Downton Abbey’s third season might not be over yet, but it has certainly been a roller coaster ride so far. From the highs (Matthew and Mary get married!) to the lows (Sybil, no!) this season of the the upstairs-downstairs British import has been a bumpy ride.
To get us through the rest of the season, we might need a little help from our old friend alcohol. (Or whatever your drink of choice is. Maybe tea!) Until the final credits roll on the third season of Downton, here’s a way to deal with the nail-biting tension, Bates’ time in jail, and all the changes the 1920s are bringing to our friends at Downton. Please drink your beverage of choice responsibility.

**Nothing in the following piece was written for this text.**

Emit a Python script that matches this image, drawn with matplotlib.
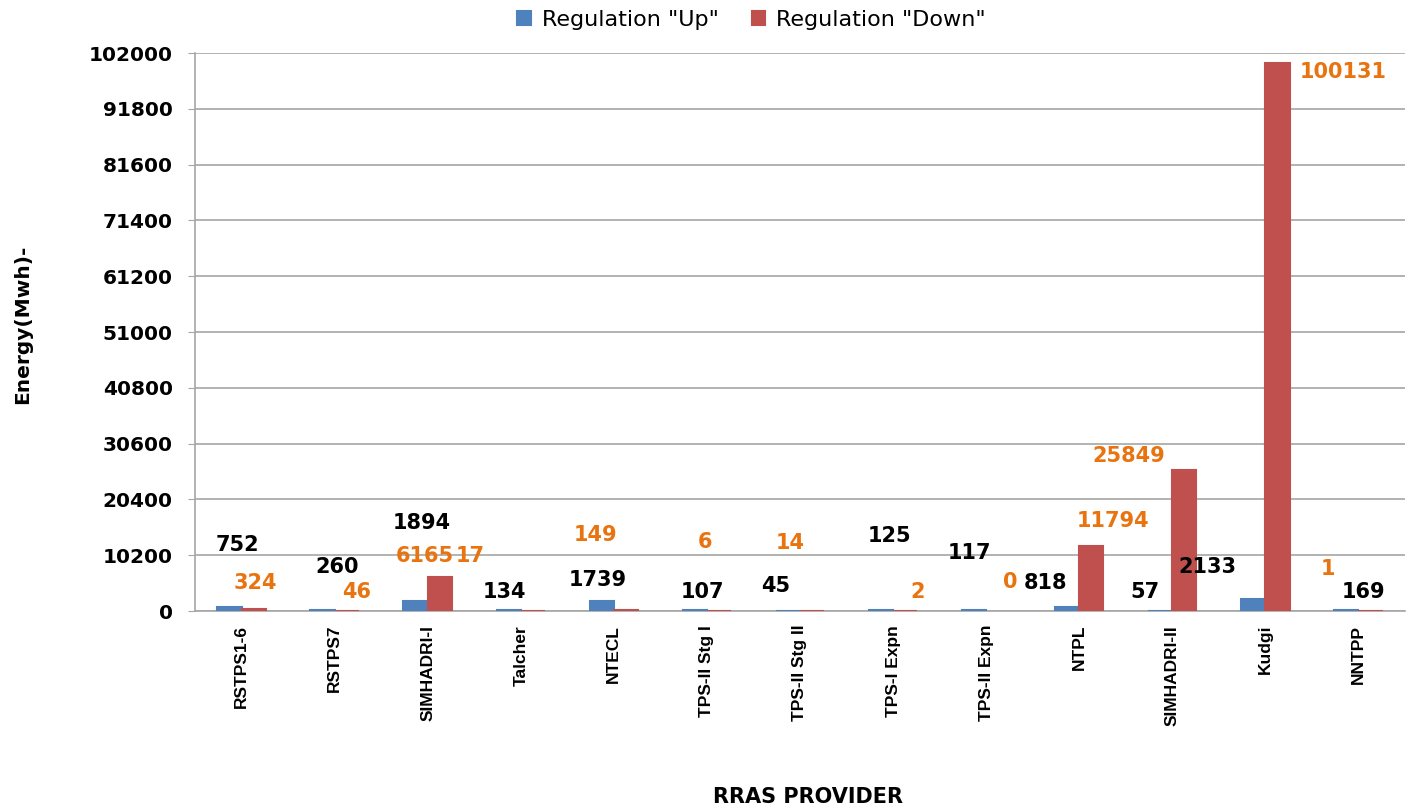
import numpy as np
import matplotlib
matplotlib.use("Agg")
import matplotlib.pyplot as plt

# data
providers = ['RSTPS1-6', 'RSTPS7', 'SIMHADRI-I', 'Talcher', 'NTECL', 'TPS-II Stg I',
             'TPS-II Stg II', 'TPS-I Expn', 'TPS-II Expn', 'NTPL', 'SIMHADRI-II',
             'Kudgi', 'NNTPP']
reg_up = [752, 260, 1894, 134, 1739, 107, 45, 125, 117, 818, 57, 2133, 169]
reg_down = [324, 46, 6165, 17, 149, 6, 14, 2, 0, 11794, 25849, 100131, 1]
yticks = np.arange(0, 102001, 10200)

# label offsets (pixels) from the top of each bar, as placed in the original
up_off = [(8, 62), (15, 43), (6, 78), (-4, 18), (-4, 21), (8, 18), (-12, 25),
          (9, 74), (-5, 57), (-22, 24), (-15, 19), (-46, 32), (17, 18)]
down_off = [(2, 26), (10, 19), (-15, 21), (-63, 55), (-30, 75), (-14, 69), (-22, 68),
            (12, 19), (12, 29), (22, 25), (-56, 14), (66, -9), (-43, 42)]

blue = '#4F81BD'
red = '#C0504D'
orange = '#E8730F'
grid = '#A6A6A6'

fig = plt.figure(figsize=(14.13, 8.11), dpi=100)
ax = fig.add_axes([0.138, 0.2466, 0.8563, 0.688])

x = np.arange(len(providers))
w = 0.26
ec_up = [blue if v > 0 else 'none' for v in reg_up]
ec_down = [red if v > 0 else 'none' for v in reg_down]
b1 = ax.bar(x - w / 2, reg_up, w, color=blue, edgecolor=ec_up, linewidth=1.5,
            label='Regulation "Up"', zorder=3)
b2 = ax.bar(x + w / 2, reg_down, w, color=red, edgecolor=ec_down, linewidth=1.5,
            label='Regulation "Down"', zorder=3)

for i in range(len(providers)):
    ax.annotate(str(reg_up[i]), (x[i] - w / 2, reg_up[i]), xytext=up_off[i],
                textcoords='offset pixels', ha='center', va='center',
                fontsize=15, fontweight='bold', color='black', zorder=5)
    ax.annotate(str(reg_down[i]), (x[i] + w / 2, reg_down[i]), xytext=down_off[i],
                textcoords='offset pixels', ha='center', va='center',
                fontsize=15, fontweight='bold', color=orange, zorder=5)

ax.set_xlim(-0.5, len(providers) - 0.5)
ax.set_ylim(0, 102000)
ax.set_yticks(yticks)
ax.set_yticklabels([str(v) for v in yticks], fontsize=14.5, fontweight='bold')
ax.set_xticks(x)
ax.set_xticklabels(providers, rotation=90, fontsize=12.5, fontweight='bold',
                   family='Liberation Sans')
ax.tick_params(axis='x', length=0, pad=10)
ax.tick_params(axis='y', length=5, color=grid, pad=11)

ax.yaxis.grid(True, color=grid, linewidth=1.2, zorder=0)
ax.set_axisbelow(True)
for s in ['top', 'right']:
    ax.spines[s].set_visible(False)
for s in ['left', 'bottom']:
    ax.spines[s].set_color(grid)
    ax.spines[s].set_linewidth(1.2)

fig.text(0.016, 0.60, 'Energy(Mwh)-', rotation=90, ha='center', va='center',
         fontsize=14.5, fontweight='bold')
fig.text(0.572, 0.017, 'RRAS PROVIDER', ha='center', va='center',
         fontsize=15, fontweight='bold')

fig.legend(handles=[b1, b2], loc='center', bbox_to_anchor=(0.532, 0.975), ncol=2,
           frameon=False, fontsize=16, handlelength=0.6, handleheight=0.6,
           handletextpad=0.5, columnspacing=1.5)

fig.savefig('out.png', dpi=100)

Play the drinking game anytime when you sign up for the 30 day risk free trial of Amazon Prime. You won’t find Downton Abbey anywhere else.
#14 Drink every time a storyline is repurposed from a former season like we wouldn’t notice.
Hello again Ethel!
#13 Drink every time someone mentions Alfred’s height.
He’s the tallest person anyone on Downton has ever seen.
#12 Drink when Mary says something mean.
Take a second drink if it’s about or to Edith.
#11 Drink when something falls out of the sky to solve a storyline.
Oh hey, we just got some money right when we needed it! What are the odds?
#10 Drink every time Bates shows up in jail and you lose interest in the episode.
Take a second drink if you think someone is about to get shanked and then they don’t.
#9 Drink every time Carson and Mrs. Hughes are obviously meant-to-be.
This could just be me.
#8 Drink every time there is a very vague sex pun.
Take a second drink if Matthew is the one saying it.
#7 Drink every time Robert thinks he’s smart and later turns out to be obviously dumb and wrong.
#6 Drink every time something soul-crushingly depressing happens.
I’m not crying, it’s just raining on my face.
#5 Drink every time the Dowager Countess says Branson instead of Tom.
#4 Drink every time something terrible happens to Edith.
Can Edith ever catch a break?
#3 Drink every time Thomas uncomfortably hits on Jimmy.
Who knew fixing clocks could be filled with so much bad touching?
#2 Drink every time O’Brien does something evil.
Extra sip if it’s to former scheming pal Thomas.
#1 Drink every time someone mentions the changing times.
Please stop before you die of alcohol poisoning.